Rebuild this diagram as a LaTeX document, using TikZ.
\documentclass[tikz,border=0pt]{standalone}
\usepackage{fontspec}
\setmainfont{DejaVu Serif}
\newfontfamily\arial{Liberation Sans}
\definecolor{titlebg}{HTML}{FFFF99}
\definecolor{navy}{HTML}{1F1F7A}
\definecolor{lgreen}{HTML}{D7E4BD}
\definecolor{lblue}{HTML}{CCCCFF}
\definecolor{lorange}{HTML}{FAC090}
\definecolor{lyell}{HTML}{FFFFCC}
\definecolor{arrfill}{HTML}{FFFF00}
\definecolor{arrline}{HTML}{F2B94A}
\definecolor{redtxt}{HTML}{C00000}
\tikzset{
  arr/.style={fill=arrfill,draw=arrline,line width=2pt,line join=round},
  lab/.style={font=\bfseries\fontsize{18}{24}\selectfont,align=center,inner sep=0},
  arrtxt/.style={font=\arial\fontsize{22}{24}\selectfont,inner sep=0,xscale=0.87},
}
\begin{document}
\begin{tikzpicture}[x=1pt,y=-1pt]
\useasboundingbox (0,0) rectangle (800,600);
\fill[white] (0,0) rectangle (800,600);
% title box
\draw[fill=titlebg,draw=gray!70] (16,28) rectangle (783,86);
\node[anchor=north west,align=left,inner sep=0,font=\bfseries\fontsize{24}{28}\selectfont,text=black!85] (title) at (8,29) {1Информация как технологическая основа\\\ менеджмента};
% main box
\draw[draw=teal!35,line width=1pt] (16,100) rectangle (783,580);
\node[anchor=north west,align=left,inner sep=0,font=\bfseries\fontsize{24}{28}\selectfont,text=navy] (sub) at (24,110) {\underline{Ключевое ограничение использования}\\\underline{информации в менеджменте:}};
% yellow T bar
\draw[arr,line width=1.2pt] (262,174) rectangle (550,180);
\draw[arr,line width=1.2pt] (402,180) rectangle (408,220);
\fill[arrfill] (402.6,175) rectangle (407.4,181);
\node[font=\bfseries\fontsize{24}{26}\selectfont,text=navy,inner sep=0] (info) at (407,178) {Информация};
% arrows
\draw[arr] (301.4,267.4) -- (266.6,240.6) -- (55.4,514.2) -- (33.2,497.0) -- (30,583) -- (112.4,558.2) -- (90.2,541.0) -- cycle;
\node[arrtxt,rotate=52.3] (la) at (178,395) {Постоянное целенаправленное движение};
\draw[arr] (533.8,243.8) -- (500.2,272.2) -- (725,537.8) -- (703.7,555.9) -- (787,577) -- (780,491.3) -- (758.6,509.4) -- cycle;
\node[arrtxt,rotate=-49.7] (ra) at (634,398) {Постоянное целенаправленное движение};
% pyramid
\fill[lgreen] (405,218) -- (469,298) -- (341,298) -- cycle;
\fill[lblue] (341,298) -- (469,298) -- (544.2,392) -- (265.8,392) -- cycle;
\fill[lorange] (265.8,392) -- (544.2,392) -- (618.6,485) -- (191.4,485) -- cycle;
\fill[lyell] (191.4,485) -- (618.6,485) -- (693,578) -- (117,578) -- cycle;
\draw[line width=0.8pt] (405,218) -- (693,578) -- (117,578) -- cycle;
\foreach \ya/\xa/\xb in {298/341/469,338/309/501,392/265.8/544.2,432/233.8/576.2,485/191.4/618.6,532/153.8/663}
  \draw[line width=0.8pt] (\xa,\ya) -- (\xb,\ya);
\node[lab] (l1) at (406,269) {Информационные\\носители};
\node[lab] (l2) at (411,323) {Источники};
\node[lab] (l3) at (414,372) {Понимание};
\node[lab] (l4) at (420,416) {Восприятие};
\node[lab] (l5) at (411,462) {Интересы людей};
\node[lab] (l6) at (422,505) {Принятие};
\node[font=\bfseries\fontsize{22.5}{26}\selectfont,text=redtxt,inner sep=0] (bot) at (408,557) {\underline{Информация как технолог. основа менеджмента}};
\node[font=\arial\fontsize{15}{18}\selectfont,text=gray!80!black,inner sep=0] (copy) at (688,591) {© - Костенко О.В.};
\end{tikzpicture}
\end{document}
——
**Job**:
Take the data above and return it exactly.

**Reply**:
Rebuild this diagram as a LaTeX document, using TikZ.
\documentclass[tikz,border=0pt]{standalone}
\usepackage{fontspec}
\setmainfont{DejaVu Serif}
\newfontfamily\arial{Liberation Sans}
\definecolor{titlebg}{HTML}{FFFF99}
\definecolor{navy}{HTML}{1F1F7A}
\definecolor{lgreen}{HTML}{D7E4BD}
\definecolor{lblue}{HTML}{CCCCFF}
\definecolor{lorange}{HTML}{FAC090}
\definecolor{lyell}{HTML}{FFFFCC}
\definecolor{arrfill}{HTML}{FFFF00}
\definecolor{arrline}{HTML}{F2B94A}
\definecolor{redtxt}{HTML}{C00000}
\tikzset{
  arr/.style={fill=arrfill,draw=arrline,line width=2pt,line join=round},
  lab/.style={font=\bfseries\fontsize{18}{24}\selectfont,align=center,inner sep=0},
  arrtxt/.style={font=\arial\fontsize{22}{24}\selectfont,inner sep=0,xscale=0.87},
}
\begin{document}
\begin{tikzpicture}[x=1pt,y=-1pt]
\useasboundingbox (0,0) rectangle (800,600);
\fill[white] (0,0) rectangle (800,600);
% title box
\draw[fill=titlebg,draw=gray!70] (16,28) rectangle (783,86);
\node[anchor=north west,align=left,inner sep=0,font=\bfseries\fontsize{24}{28}\selectfont,text=black!85] (title) at (8,29) {1Информация как технологическая основа\\\ менеджмента};
% main box
\draw[draw=teal!35,line width=1pt] (16,100) rectangle (783,580);
\node[anchor=north west,align=left,inner sep=0,font=\bfseries\fontsize{24}{28}\selectfont,text=navy] (sub) at (24,110) {\underline{Ключевое ограничение использования}\\\underline{информации в менеджменте:}};
% yellow T bar
\draw[arr,line width=1.2pt] (262,174) rectangle (550,180);
\draw[arr,line width=1.2pt] (402,180) rectangle (408,220);
\fill[arrfill] (402.6,175) rectangle (407.4,181);
\node[font=\bfseries\fontsize{24}{26}\selectfont,text=navy,inner sep=0] (info) at (407,178) {Информация};
% arrows
\draw[arr] (301.4,267.4) -- (266.6,240.6) -- (55.4,514.2) -- (33.2,497.0) -- (30,583) -- (112.4,558.2) -- (90.2,541.0) -- cycle;
\node[arrtxt,rotate=52.3] (la) at (178,395) {Постоянное целенаправленное движение};
\draw[arr] (533.8,243.8) -- (500.2,272.2) -- (725,537.8) -- (703.7,555.9) -- (787,577) -- (780,491.3) -- (758.6,509.4) -- cycle;
\node[arrtxt,rotate=-49.7] (ra) at (634,398) {Постоянное целенаправленное движение};
% pyramid
\fill[lgreen] (405,218) -- (469,298) -- (341,298) -- cycle;
\fill[lblue] (341,298) -- (469,298) -- (544.2,392) -- (265.8,392) -- cycle;
\fill[lorange] (265.8,392) -- (544.2,392) -- (618.6,485) -- (191.4,485) -- cycle;
\fill[lyell] (191.4,485) -- (618.6,485) -- (693,578) -- (117,578) -- cycle;
\draw[line width=0.8pt] (405,218) -- (693,578) -- (117,578) -- cycle;
\foreach \ya/\xa/\xb in {298/341/469,338/309/501,392/265.8/544.2,432/233.8/576.2,485/191.4/618.6,532/153.8/663}
  \draw[line width=0.8pt] (\xa,\ya) -- (\xb,\ya);
\node[lab] (l1) at (406,269) {Информационные\\носители};
\node[lab] (l2) at (411,323) {Источники};
\node[lab] (l3) at (414,372) {Понимание};
\node[lab] (l4) at (420,416) {Восприятие};
\node[lab] (l5) at (411,462) {Интересы людей};
\node[lab] (l6) at (422,505) {Принятие};
\node[font=\bfseries\fontsize{22.5}{26}\selectfont,text=redtxt,inner sep=0] (bot) at (408,557) {\underline{Информация как технолог. основа менеджмента}};
\node[font=\arial\fontsize{15}{18}\selectfont,text=gray!80!black,inner sep=0] (copy) at (688,591) {© - Костенко О.В.};
\end{tikzpicture}
\end{document}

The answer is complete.